Trimming the Vestigial Fat
Part of adaptation is phasing out things that are no longer useful or beneficial to a species. An example if this is wisdom teeth in humans, which served a purpose to our ancestors, but no longer do; resulting in their common removal. In order to determine what changes need to be made in your company, it’s necessary to examine every detail of your business’ existing structure, marketing strategy, company culture, and history. Looking inward and establishing what elements of your brand identity are dated, not lucrative, or otherwise unnecessary is a good place to start. By eliminating them you’ll allow yourself a clean slate on which to build a whole new image for your business.
Food Chain Reaction
While looking inward is a good place to start, examining customer behavior is equally valuable. It’s important to remember that both in nature and in business, all levels of the “food chain” continue to adapt, so if the climate grows colder and the gazelle grows a thicker hide, the tiger must in turn grow sharper teeth. If consumers have adapted to their increasingly busy lifestyles by making purchases on mobile devices, retailers must subsequently offer responsive sites that facilitate this, or risk extinction in search engine algorithm updates like the recent “mobilegeddon”. In nature, predators carefully study their prey’s behavioral patterns, while in business we have the unique ability to simply ask.
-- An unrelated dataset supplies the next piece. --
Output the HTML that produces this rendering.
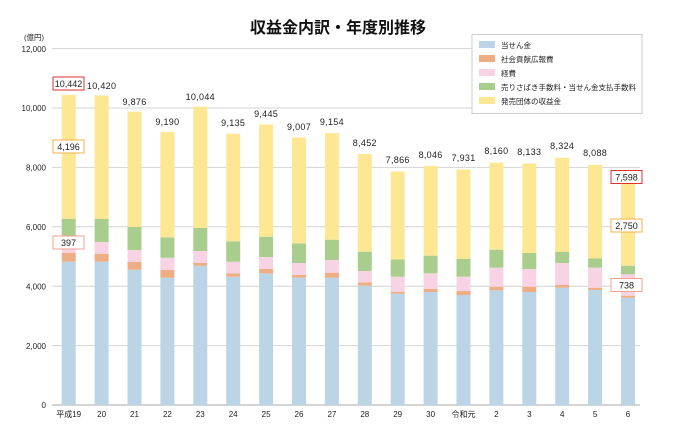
<!DOCTYPE html>
<html><head><meta charset="utf-8"><style>
html,body{margin:0;padding:0;background:#fff;}
svg{display:block;font-family:"Liberation Sans","Noto Sans CJK JP",sans-serif;}
</style></head><body>
<svg width="677" height="430" viewBox="0 0 677 430" xmlns="http://www.w3.org/2000/svg">
<text x="338" y="33" text-anchor="middle" font-size="16" font-weight="bold" fill="#111">収益金内訳・年度別推移</text>
<text x="34" y="40" text-anchor="middle" font-size="7.5" fill="#222">(億円)</text>
<g stroke="#d4d4d4" stroke-width="1">
<line x1="52" y1="48.6" x2="640" y2="48.6"/>
<line x1="52" y1="108" x2="640" y2="108"/>
<line x1="52" y1="167.4" x2="640" y2="167.4"/>
<line x1="52" y1="226.8" x2="640" y2="226.8"/>
<line x1="52" y1="286.2" x2="640" y2="286.2"/>
<line x1="52" y1="345.6" x2="640" y2="345.6"/>
</g>
<line x1="52" y1="405" x2="640" y2="405" stroke="#aaa" stroke-width="1"/>
<g font-size="8" fill="#222" text-anchor="end">
<text x="46" y="52">12,000</text><text x="46" y="111">10,000</text><text x="46" y="170.5">8,000</text>
<text x="46" y="230">6,000</text><text x="46" y="289.5">4,000</text><text x="46" y="349">2,000</text><text x="46" y="408">0</text>
</g>
<g transform="translate(0,405) scale(1,-0.0297)">
<g fill="#bcd5e6">
<rect x="61.7" y="0" width="14" height="4825"/><rect x="94.6" y="0" width="14" height="4825"/><rect x="127.5" y="0" width="14" height="4556"/><rect x="160.4" y="0" width="14" height="4286"/><rect x="193.3" y="0" width="14" height="4690"/><rect x="226.2" y="0" width="14" height="4320"/><rect x="259.1" y="0" width="14" height="4433"/><rect x="292" y="0" width="14" height="4287"/><rect x="324.9" y="0" width="14" height="4287"/><rect x="357.8" y="0" width="14" height="4018"/><rect x="390.7" y="0" width="14" height="3748"/><rect x="423.6" y="0" width="14" height="3805"/><rect x="456.5" y="0" width="14" height="3704"/><rect x="489.4" y="0" width="14" height="3861"/><rect x="522.3" y="0" width="14" height="3805"/><rect x="555.2" y="0" width="14" height="3950"/><rect x="588.1" y="0" width="14" height="3872"/><rect x="621" y="0" width="14" height="3613"/>
</g>
<g fill="#eeae83">
<rect x="61.7" y="4825" width="14" height="303"/><rect x="94.6" y="4825" width="14" height="259"/><rect x="127.5" y="4556" width="14" height="259"/><rect x="160.4" y="4286" width="14" height="259"/><rect x="193.3" y="4690" width="14" height="91"/><rect x="226.2" y="4320" width="14" height="113"/><rect x="259.1" y="4433" width="14" height="146"/><rect x="292" y="4287" width="14" height="90"/><rect x="324.9" y="4287" width="14" height="168"/><rect x="357.8" y="4018" width="14" height="112"/><rect x="390.7" y="3748" width="14" height="67"/><rect x="423.6" y="3805" width="14" height="101"/><rect x="456.5" y="3704" width="14" height="134"/><rect x="489.4" y="3861" width="14" height="123"/><rect x="522.3" y="3805" width="14" height="179"/><rect x="555.2" y="3950" width="14" height="90"/><rect x="588.1" y="3872" width="14" height="78"/><rect x="621" y="3613" width="14" height="67"/>
</g>
<g fill="#f8d3e3">
<rect x="61.7" y="5128" width="14" height="158"/><rect x="94.6" y="5084" width="14" height="404"/><rect x="127.5" y="4815" width="14" height="404"/><rect x="160.4" y="4545" width="14" height="415"/><rect x="193.3" y="4781" width="14" height="404"/><rect x="226.2" y="4433" width="14" height="392"/><rect x="259.1" y="4579" width="14" height="404"/><rect x="292" y="4377" width="14" height="404"/><rect x="324.9" y="4455" width="14" height="427"/><rect x="357.8" y="4130" width="14" height="382"/><rect x="390.7" y="3815" width="14" height="505"/><rect x="423.6" y="3906" width="14" height="527"/><rect x="456.5" y="3838" width="14" height="482"/><rect x="489.4" y="3984" width="14" height="640"/><rect x="522.3" y="3984" width="14" height="595"/><rect x="555.2" y="4040" width="14" height="741"/><rect x="588.1" y="3950" width="14" height="674"/><rect x="621" y="3680" width="14" height="720"/>
</g>
<g fill="#a8cd8c">
<rect x="61.7" y="5286" width="14" height="987"/><rect x="94.6" y="5488" width="14" height="774"/><rect x="127.5" y="5219" width="14" height="774"/><rect x="160.4" y="4960" width="14" height="686"/><rect x="193.3" y="5185" width="14" height="775"/><rect x="226.2" y="4825" width="14" height="687"/><rect x="259.1" y="4983" width="14" height="684"/><rect x="292" y="4781" width="14" height="663"/><rect x="324.9" y="4882" width="14" height="684"/><rect x="357.8" y="4512" width="14" height="650"/><rect x="390.7" y="4320" width="14" height="585"/><rect x="423.6" y="4433" width="14" height="595"/><rect x="456.5" y="4320" width="14" height="596"/><rect x="489.4" y="4624" width="14" height="606"/><rect x="522.3" y="4579" width="14" height="539"/><rect x="555.2" y="4781" width="14" height="381"/><rect x="588.1" y="4624" width="14" height="315"/><rect x="621" y="4400" width="14" height="290"/>
</g>
<g fill="#fde792">
<rect x="61.7" y="6273" width="14" height="4169"/><rect x="94.6" y="6262" width="14" height="4158"/><rect x="127.5" y="5993" width="14" height="3883"/><rect x="160.4" y="5646" width="14" height="3544"/><rect x="193.3" y="5960" width="14" height="4084"/><rect x="226.2" y="5512" width="14" height="3623"/><rect x="259.1" y="5667" width="14" height="3778"/><rect x="292" y="5444" width="14" height="3563"/><rect x="324.9" y="5566" width="14" height="3588"/><rect x="357.8" y="5162" width="14" height="3290"/><rect x="390.7" y="4905" width="14" height="2961"/><rect x="423.6" y="5028" width="14" height="3018"/><rect x="456.5" y="4916" width="14" height="3015"/><rect x="489.4" y="5230" width="14" height="2930"/><rect x="522.3" y="5118" width="14" height="3015"/><rect x="555.2" y="5162" width="14" height="3162"/><rect x="588.1" y="4939" width="14" height="3149"/><rect x="621" y="4690" width="14" height="2908"/>
</g>
</g>
<g font-size="9" fill="#222" text-anchor="middle" letter-spacing="0.3">
<text x="101.6" y="89">10,420</text><text x="134.5" y="105">9,876</text><text x="167.4" y="125">9,190</text><text x="200.3" y="100">10,044</text><text x="233.2" y="126">9,135</text><text x="266.1" y="117">9,445</text><text x="299" y="130">9,007</text><text x="331.9" y="125">9,154</text><text x="364.8" y="146">8,452</text><text x="397.7" y="163">7,866</text><text x="430.6" y="158">8,046</text><text x="463.5" y="161">7,931</text><text x="496.4" y="154">8,160</text><text x="529.3" y="155">8,133</text><text x="562.2" y="149">8,324</text><text x="595.1" y="156">8,088</text>
</g>
<g font-size="9" fill="#222" text-anchor="middle">
<rect x="53" y="77" width="31" height="13" fill="#fff" stroke="#e03030"/><text x="68.5" y="87">10,442</text>
<rect x="53" y="140" width="31" height="13" fill="#fff" stroke="#f3b04a"/><text x="68.5" y="150">4,196</text>
<rect x="53" y="236" width="31" height="13" fill="#fff" stroke="#f0a090"/><text x="68.5" y="246">397</text>
<rect x="611" y="170.5" width="31" height="13" fill="#fff" stroke="#e03030"/><text x="626.5" y="180.5">7,598</text>
<rect x="611" y="219" width="31" height="13" fill="#fff" stroke="#f3b04a"/><text x="626.5" y="229">2,750</text>
<rect x="611" y="278.5" width="31" height="13" fill="#fff" stroke="#f0a090"/><text x="626.5" y="288.5">738</text>
</g>
<g font-size="8" fill="#222" text-anchor="middle">
<text x="68.7" y="417">平成19</text><text x="101.6" y="417">20</text><text x="134.5" y="417">21</text><text x="167.4" y="417">22</text><text x="200.3" y="417">23</text><text x="233.2" y="417">24</text><text x="266.1" y="417">25</text><text x="299" y="417">26</text><text x="331.9" y="417">27</text><text x="364.8" y="417">28</text><text x="397.7" y="417">29</text><text x="430.6" y="417">30</text><text x="463.5" y="417">令和元</text><text x="496.4" y="417">2</text><text x="529.3" y="417">3</text><text x="562.2" y="417">4</text><text x="595.1" y="417">5</text><text x="628" y="417">6</text>
</g>
<rect x="472" y="34.5" width="170" height="79" fill="#fff" stroke="#ccc"/>
<g font-size="7.5" fill="#222">
<rect x="479" y="41" width="16" height="7" fill="#bcd5e6"/><text x="501" y="48">当せん金</text>
<rect x="479" y="55" width="16" height="7" fill="#eeae83"/><text x="501" y="62">社会貢献広報費</text>
<rect x="479" y="69" width="16" height="7" fill="#f8d3e3"/><text x="501" y="76">経費</text>
<rect x="479" y="83" width="16" height="7" fill="#a8cd8c"/><text x="501" y="90">売りさばき手数料・当せん金支払手数料</text>
<rect x="479" y="97" width="16" height="7" fill="#fde792"/><text x="501" y="104">発売団体の収益金</text>
</g>
</svg>
</body></html>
Utilizing social media and focus groups to derive input and opinions from your target demographic is an invaluable, and surprisingly easy way to gain inspiration for your rebranding campaign.
Focus on Your Niche
In ecology, a niche is the unique adaptations of an organism to a set of specific environmental conditions including resources and competitors. For example, if a beetle lives in an area with two types of ferns and an ant is eating one type of fern, the beetle must either choose to eat the remaining type of fern, or find a more efficient way of eating the ant’s fern. Businesses develop and capitalize on niches for the same reasons, and in surprisingly similar ways, especially in terms of natural resources. If business exists in an area where oranges are prevalent, they must either market their oranges in a way that makes them seem preferable to their competitors’ oranges, or they must do something that differs from what their competitors are doing. It’s not enough to say “We Make the BEST Orange Juice”, “best” is subjective and thusly meaningless. A successful business will instead go above and beyond, marketing with a combination of quantitative and qualitative information such as: “We Make the ONLY Organic Orange Juice in the State!”. By being different and focusing on a trait your competitor lacks, you gain the advantage, and in turn, some of (or all of) your competitors business.
Rebranding is Natural
As times, trends, standards, and all other factors of culture change, so must your business. Think of three businesses which have been around for over 50 years, then think of the times they have changed, updated, and transformed to reflect the style of the times. Iconic brands like Coca Cola, McDonalds, and Ford are constantly adapting, modernizing, and finding new and innovative ways to attract customers. The reason for their success is their ability to change at a moment’s notice, combining the elements that have given them success with new, unique marketing campaigns that leave their competitors in the dust. With a combination of competitive research, purging things that don’t work, learning about your customers, and focusing on your niche, rebranding could move your business to the top of the food chain. Like anything worth doing, rebranding takes hard work, but remember, even the king of the jungle has to hunt for his dinner!